**Task brief:** Your task is to print exactly the lines from the line that contains "Generate a Python" through the line that contains "stroke_ar, stroke_ch, 20)", with pictures left out.

----- The records

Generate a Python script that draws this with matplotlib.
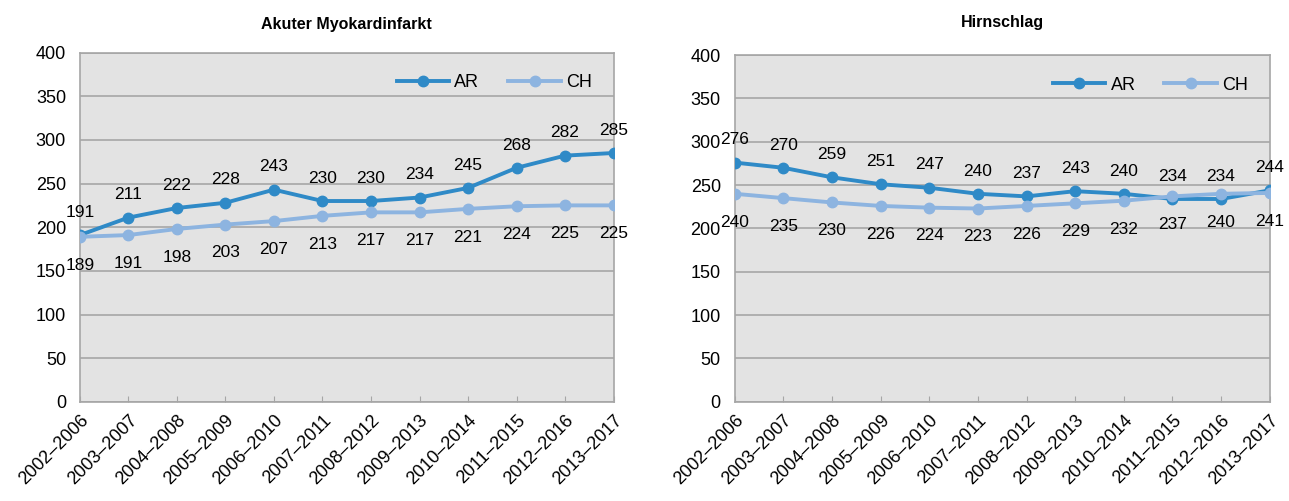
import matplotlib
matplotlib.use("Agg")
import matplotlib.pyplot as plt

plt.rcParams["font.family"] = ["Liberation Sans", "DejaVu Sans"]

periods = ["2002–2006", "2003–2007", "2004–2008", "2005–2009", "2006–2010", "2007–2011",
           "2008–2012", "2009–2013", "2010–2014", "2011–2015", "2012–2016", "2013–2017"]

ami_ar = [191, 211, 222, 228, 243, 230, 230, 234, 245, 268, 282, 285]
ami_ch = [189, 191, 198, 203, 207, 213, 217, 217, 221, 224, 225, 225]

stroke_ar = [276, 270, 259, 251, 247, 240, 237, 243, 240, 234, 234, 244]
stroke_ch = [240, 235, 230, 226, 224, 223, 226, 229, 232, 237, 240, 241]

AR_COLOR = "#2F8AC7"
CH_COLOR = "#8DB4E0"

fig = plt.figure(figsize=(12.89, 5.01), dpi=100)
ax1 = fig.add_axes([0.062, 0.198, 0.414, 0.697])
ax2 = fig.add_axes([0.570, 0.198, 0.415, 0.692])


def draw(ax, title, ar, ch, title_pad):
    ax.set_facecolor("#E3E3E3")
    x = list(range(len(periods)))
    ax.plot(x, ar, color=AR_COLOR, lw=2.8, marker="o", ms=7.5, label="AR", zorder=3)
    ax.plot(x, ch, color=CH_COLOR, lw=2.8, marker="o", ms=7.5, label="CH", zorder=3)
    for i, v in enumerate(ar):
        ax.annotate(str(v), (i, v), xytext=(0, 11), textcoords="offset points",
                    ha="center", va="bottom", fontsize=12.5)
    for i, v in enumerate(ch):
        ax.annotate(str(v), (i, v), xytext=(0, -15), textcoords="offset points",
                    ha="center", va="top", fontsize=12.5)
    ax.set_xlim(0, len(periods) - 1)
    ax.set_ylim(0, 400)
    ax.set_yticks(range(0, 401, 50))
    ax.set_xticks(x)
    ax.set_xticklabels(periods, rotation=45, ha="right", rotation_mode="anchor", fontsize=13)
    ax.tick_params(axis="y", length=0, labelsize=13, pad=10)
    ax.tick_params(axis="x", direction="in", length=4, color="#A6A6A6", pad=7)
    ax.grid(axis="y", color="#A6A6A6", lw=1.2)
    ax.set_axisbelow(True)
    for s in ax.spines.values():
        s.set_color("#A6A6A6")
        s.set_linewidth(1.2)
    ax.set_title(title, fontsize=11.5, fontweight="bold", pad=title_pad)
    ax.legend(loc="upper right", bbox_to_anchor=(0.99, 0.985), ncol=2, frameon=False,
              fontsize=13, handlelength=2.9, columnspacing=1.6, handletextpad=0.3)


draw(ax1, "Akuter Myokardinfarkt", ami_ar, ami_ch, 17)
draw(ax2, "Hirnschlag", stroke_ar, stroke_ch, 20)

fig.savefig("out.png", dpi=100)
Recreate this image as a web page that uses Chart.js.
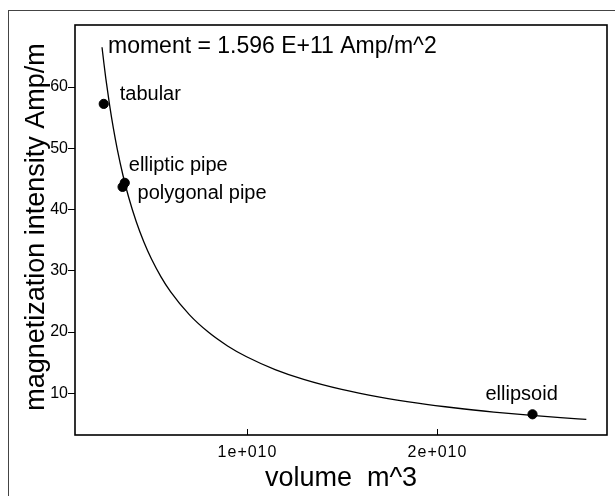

----------
----- The records

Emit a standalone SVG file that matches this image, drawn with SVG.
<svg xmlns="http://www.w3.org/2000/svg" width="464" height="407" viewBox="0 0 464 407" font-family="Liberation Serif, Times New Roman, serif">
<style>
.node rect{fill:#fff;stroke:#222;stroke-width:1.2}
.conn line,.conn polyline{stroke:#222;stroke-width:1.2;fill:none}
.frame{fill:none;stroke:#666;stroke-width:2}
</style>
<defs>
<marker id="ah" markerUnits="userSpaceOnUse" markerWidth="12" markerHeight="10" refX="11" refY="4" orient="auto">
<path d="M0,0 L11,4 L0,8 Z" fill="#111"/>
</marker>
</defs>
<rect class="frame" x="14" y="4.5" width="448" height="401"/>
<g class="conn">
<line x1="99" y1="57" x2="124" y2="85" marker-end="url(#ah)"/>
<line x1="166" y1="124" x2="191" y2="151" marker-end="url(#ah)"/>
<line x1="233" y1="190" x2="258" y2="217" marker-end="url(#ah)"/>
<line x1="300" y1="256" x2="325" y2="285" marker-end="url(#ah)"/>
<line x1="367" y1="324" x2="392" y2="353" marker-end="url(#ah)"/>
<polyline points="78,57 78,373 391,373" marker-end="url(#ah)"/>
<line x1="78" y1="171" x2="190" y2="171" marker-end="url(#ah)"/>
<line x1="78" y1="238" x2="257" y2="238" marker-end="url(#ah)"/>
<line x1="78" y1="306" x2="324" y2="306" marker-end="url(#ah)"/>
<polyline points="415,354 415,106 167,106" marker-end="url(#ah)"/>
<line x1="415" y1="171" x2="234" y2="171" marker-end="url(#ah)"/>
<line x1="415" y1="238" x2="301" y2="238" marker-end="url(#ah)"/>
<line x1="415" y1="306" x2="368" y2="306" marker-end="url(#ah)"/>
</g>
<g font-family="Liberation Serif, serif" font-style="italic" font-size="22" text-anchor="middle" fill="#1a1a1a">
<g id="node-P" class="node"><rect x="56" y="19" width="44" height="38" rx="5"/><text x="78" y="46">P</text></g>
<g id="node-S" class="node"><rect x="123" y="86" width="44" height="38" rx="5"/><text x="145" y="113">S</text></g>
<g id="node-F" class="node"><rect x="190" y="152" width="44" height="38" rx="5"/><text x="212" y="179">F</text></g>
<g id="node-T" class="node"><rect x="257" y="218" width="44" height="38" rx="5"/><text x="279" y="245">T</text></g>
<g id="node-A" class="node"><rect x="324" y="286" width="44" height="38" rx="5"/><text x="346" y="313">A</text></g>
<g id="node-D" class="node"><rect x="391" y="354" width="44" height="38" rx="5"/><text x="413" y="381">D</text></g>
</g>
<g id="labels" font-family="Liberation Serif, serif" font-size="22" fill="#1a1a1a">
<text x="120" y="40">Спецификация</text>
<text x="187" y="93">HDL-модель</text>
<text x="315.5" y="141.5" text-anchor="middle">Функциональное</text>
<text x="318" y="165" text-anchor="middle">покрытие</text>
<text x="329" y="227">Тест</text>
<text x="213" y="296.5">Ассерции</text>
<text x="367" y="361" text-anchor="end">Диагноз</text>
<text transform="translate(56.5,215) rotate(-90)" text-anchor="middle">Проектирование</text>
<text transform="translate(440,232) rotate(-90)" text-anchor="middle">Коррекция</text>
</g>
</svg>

----------
----- The records

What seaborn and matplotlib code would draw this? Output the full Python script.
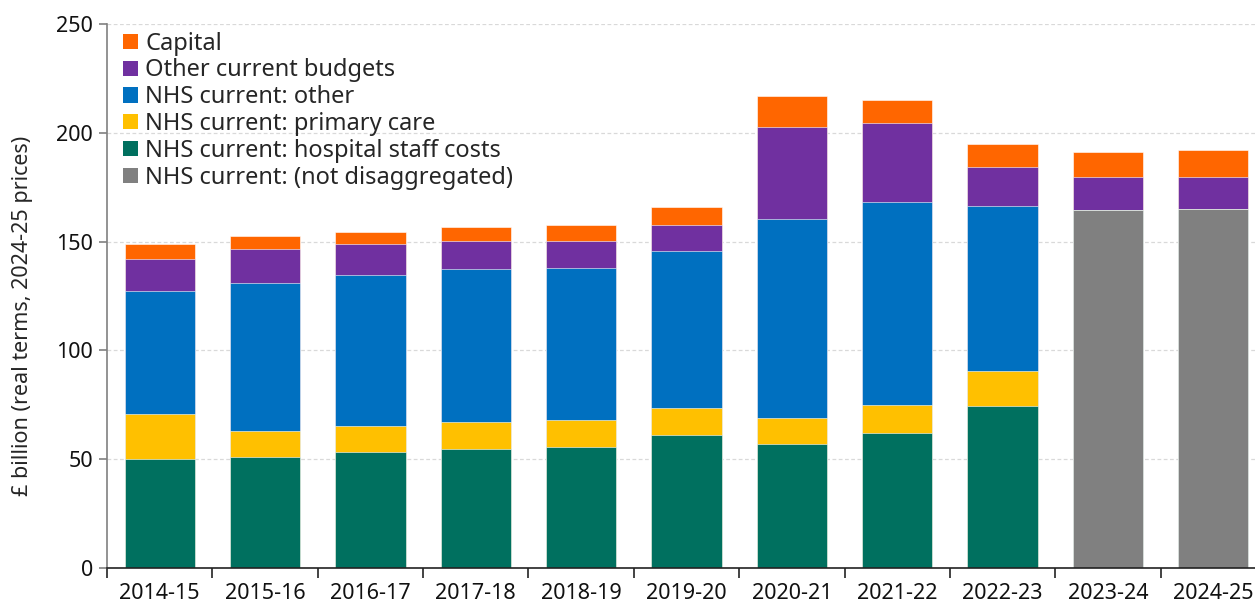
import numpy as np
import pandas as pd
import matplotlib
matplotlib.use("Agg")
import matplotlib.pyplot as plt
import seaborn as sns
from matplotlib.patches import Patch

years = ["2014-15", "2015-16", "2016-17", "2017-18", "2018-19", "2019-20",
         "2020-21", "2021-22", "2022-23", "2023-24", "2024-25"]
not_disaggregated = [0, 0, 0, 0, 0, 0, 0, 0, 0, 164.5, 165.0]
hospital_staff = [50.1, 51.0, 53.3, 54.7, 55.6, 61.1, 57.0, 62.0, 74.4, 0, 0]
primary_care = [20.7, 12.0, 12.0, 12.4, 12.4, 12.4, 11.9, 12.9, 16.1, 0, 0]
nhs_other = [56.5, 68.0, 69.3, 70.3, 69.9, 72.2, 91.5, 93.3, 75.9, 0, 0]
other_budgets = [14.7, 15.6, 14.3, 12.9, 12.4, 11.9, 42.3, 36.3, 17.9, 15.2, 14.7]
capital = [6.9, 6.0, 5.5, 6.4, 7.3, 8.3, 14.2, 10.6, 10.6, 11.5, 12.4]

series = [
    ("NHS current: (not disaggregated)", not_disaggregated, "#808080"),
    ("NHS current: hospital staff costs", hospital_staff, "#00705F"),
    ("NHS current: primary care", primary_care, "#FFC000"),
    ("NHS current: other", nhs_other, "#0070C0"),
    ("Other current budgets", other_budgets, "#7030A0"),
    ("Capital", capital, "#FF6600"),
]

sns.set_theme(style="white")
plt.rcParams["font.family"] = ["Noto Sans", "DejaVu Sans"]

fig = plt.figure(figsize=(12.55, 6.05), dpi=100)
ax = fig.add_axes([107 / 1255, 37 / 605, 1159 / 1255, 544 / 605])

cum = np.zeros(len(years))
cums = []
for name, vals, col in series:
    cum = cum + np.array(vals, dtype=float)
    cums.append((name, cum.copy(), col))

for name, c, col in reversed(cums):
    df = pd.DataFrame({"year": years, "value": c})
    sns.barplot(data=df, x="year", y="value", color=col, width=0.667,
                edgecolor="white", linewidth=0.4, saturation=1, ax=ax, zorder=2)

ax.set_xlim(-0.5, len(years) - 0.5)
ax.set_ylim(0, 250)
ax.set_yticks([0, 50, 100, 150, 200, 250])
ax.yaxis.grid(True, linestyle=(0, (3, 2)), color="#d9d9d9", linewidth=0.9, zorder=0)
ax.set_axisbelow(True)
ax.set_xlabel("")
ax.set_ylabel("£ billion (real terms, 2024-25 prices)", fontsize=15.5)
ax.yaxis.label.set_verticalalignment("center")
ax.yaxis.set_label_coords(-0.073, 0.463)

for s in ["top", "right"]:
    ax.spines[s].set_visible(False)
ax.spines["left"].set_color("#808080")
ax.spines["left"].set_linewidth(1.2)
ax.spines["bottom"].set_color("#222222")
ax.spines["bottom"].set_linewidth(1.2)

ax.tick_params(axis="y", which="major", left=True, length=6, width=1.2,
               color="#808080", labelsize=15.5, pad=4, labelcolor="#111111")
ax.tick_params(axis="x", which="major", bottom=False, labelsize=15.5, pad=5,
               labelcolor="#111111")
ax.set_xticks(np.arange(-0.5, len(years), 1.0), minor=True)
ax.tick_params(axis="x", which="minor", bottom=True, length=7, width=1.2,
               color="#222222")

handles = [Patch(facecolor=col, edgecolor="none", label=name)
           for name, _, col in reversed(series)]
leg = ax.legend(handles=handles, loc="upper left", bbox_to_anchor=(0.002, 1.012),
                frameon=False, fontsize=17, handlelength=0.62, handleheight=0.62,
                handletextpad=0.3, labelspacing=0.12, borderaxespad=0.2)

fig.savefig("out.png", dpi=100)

----------

**Response:**
Generate a Python script that draws this with matplotlib.
import matplotlib
matplotlib.use("Agg")
import matplotlib.pyplot as plt

plt.rcParams["font.family"] = ["Liberation Sans", "DejaVu Sans"]

periods = ["2002–2006", "2003–2007", "2004–2008", "2005–2009", "2006–2010", "2007–2011",
           "2008–2012", "2009–2013", "2010–2014", "2011–2015", "2012–2016", "2013–2017"]

ami_ar = [191, 211, 222, 228, 243, 230, 230, 234, 245, 268, 282, 285]
ami_ch = [189, 191, 198, 203, 207, 213, 217, 217, 221, 224, 225, 225]

stroke_ar = [276, 270, 259, 251, 247, 240, 237, 243, 240, 234, 234, 244]
stroke_ch = [240, 235, 230, 226, 224, 223, 226, 229, 232, 237, 240, 241]

AR_COLOR = "#2F8AC7"
CH_COLOR = "#8DB4E0"

fig = plt.figure(figsize=(12.89, 5.01), dpi=100)
ax1 = fig.add_axes([0.062, 0.198, 0.414, 0.697])
ax2 = fig.add_axes([0.570, 0.198, 0.415, 0.692])


def draw(ax, title, ar, ch, title_pad):
    ax.set_facecolor("#E3E3E3")
    x = list(range(len(periods)))
    ax.plot(x, ar, color=AR_COLOR, lw=2.8, marker="o", ms=7.5, label="AR", zorder=3)
    ax.plot(x, ch, color=CH_COLOR, lw=2.8, marker="o", ms=7.5, label="CH", zorder=3)
    for i, v in enumerate(ar):
        ax.annotate(str(v), (i, v), xytext=(0, 11), textcoords="offset points",
                    ha="center", va="bottom", fontsize=12.5)
    for i, v in enumerate(ch):
        ax.annotate(str(v), (i, v), xytext=(0, -15), textcoords="offset points",
                    ha="center", va="top", fontsize=12.5)
    ax.set_xlim(0, len(periods) - 1)
    ax.set_ylim(0, 400)
    ax.set_yticks(range(0, 401, 50))
    ax.set_xticks(x)
    ax.set_xticklabels(periods, rotation=45, ha="right", rotation_mode="anchor", fontsize=13)
    ax.tick_params(axis="y", length=0, labelsize=13, pad=10)
    ax.tick_params(axis="x", direction="in", length=4, color="#A6A6A6", pad=7)
    ax.grid(axis="y", color="#A6A6A6", lw=1.2)
    ax.set_axisbelow(True)
    for s in ax.spines.values():
        s.set_color("#A6A6A6")
        s.set_linewidth(1.2)
    ax.set_title(title, fontsize=11.5, fontweight="bold", pad=title_pad)
    ax.legend(loc="upper right", bbox_to_anchor=(0.99, 0.985), ncol=2, frameon=False,
              fontsize=13, handlelength=2.9, columnspacing=1.6, handletextpad=0.3)


draw(ax1, "Akuter Myokardinfarkt", ami_ar, ami_ch, 17)
draw(ax2, "Hirnschlag", stroke_ar, stroke_ch, 20)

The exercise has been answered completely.